Merci de bien vouloir informer l'Observatoire de toutes actions entreprises en indiquant le code de cet appel.

L'Observatoire, partenariat de la FIDH et de l'OMCT, a vocation à protéger les défenseurs des droits de l'Homme victimes de violations et à leur apporter une aide aussi concrète que possible. La FIDH et l'OMCT sont membres de ProtectDefenders.eu, le mécanisme de l'Union européenne pour les défenseurs des droits de l'Homme mis en oeuvre par la société civile internationale.

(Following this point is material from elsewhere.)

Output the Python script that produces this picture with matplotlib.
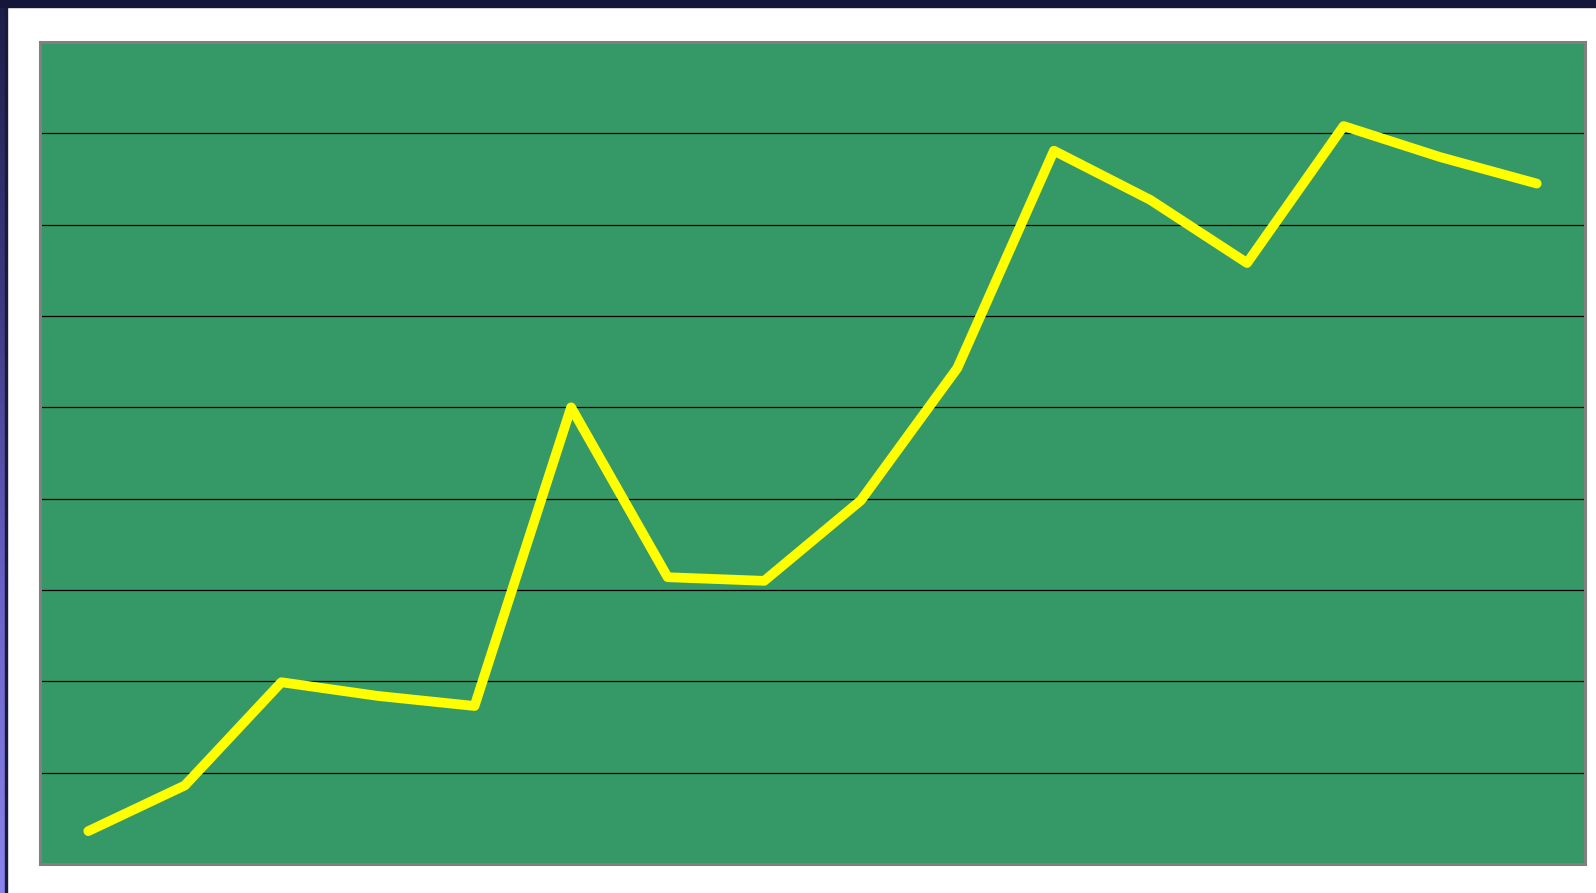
import numpy as np
import matplotlib.pyplot as plt

# values, one per category
categories = list(range(1, 17))
values = [0.36, 0.86, 1.99, 1.84, 1.73, 5.0, 3.14, 3.10,
          3.98, 5.43, 7.81, 7.27, 6.58, 8.08, 7.74, 7.45]
grid_levels = [1, 2, 3, 4, 5, 6, 7, 8]

W, H = 1596, 893
fig = plt.figure(figsize=(W / 100, H / 100), dpi=100)
fig.patch.set_facecolor('white')

# dark strips of the screenshot (top and left)
bg = fig.add_axes([0, 0, 1, 1], zorder=-5)
bg.axis('off')
bg.add_patch(plt.Rectangle((0, 0), W, 7, color='#16163a'))
grad = np.linspace(0, 1, 200).reshape(-1, 1)
bg.imshow(grad, extent=(0, 6, H, 0), aspect='auto',
          cmap=plt.matplotlib.colors.LinearSegmentedColormap.from_list(
              'strip', ['#1e1e48', '#3c3a80', '#6a62c8', '#8a84ec']))
bg.add_patch(plt.Rectangle((5, 7), 2, H, color='#1a1a3a'))
bg.set_xlim(0, W)
bg.set_ylim(H, 0)

ax = fig.add_axes([40 / W, 1 - 864 / H, 1545 / W, (864 - 42) / H])
ax.set_facecolor('#349966')
x = np.arange(len(categories))
for g in grid_levels:
    ax.axhline(g, color='black', lw=0.9, zorder=1)
ax.plot(x, values, color='#ffff00', lw=7, solid_capstyle='round',
        solid_joinstyle='round', zorder=3)
ax.set_xlim(-0.5, len(categories) - 0.5)
ax.set_ylim(0, 9)
ax.set_xticks([])
ax.set_yticks([])
for s in ax.spines.values():
    s.set_color('#808080')
    s.set_linewidth(2.2)

plt.savefig('out.png', dpi=100)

Pour contacter l'Observatoire, appeler La Ligne d'Urgence :
*E-mail : Appeals@fidh-omct.org
*Tel et fax FIDH : 33 1 43 55 25 18 / 33 1 43 55 18 80
Tel et fax OMCT : + 41 22 809 49 39 / 41 22 809 49 29
Notes

[1] Filimbi est une plateforme qui vise à encourager les jeunes Congolais à accomplir pacifiquement et de manière responsable leurs devoirs civiques. Filimbi fait partie du « Front Citoyen 2016 » qui regroupe des organisations de la société civile comme la Voix des sans voix (VSV), l'Asadho et la Ligue des Électeurs (LE), des mouvements citoyens tels que Filimbi, et des opposants politiques, qui s'opposent à tout changement du cadre légal visant à octroyer à l'actuel Président la possibilité de briguer un troisième mandat et militent pour le respect de la Constitution.

[2] Voir par exemple les Appels urgents de l'Observatoire COD 001 / 0217 / OBS 014 publié le 1er février 2017, COD 004 / 0817 / OBS 085.4 publié le 5 décembre 2017, COD 002 / 0218 / OBS 019 publié le 8 février 2018.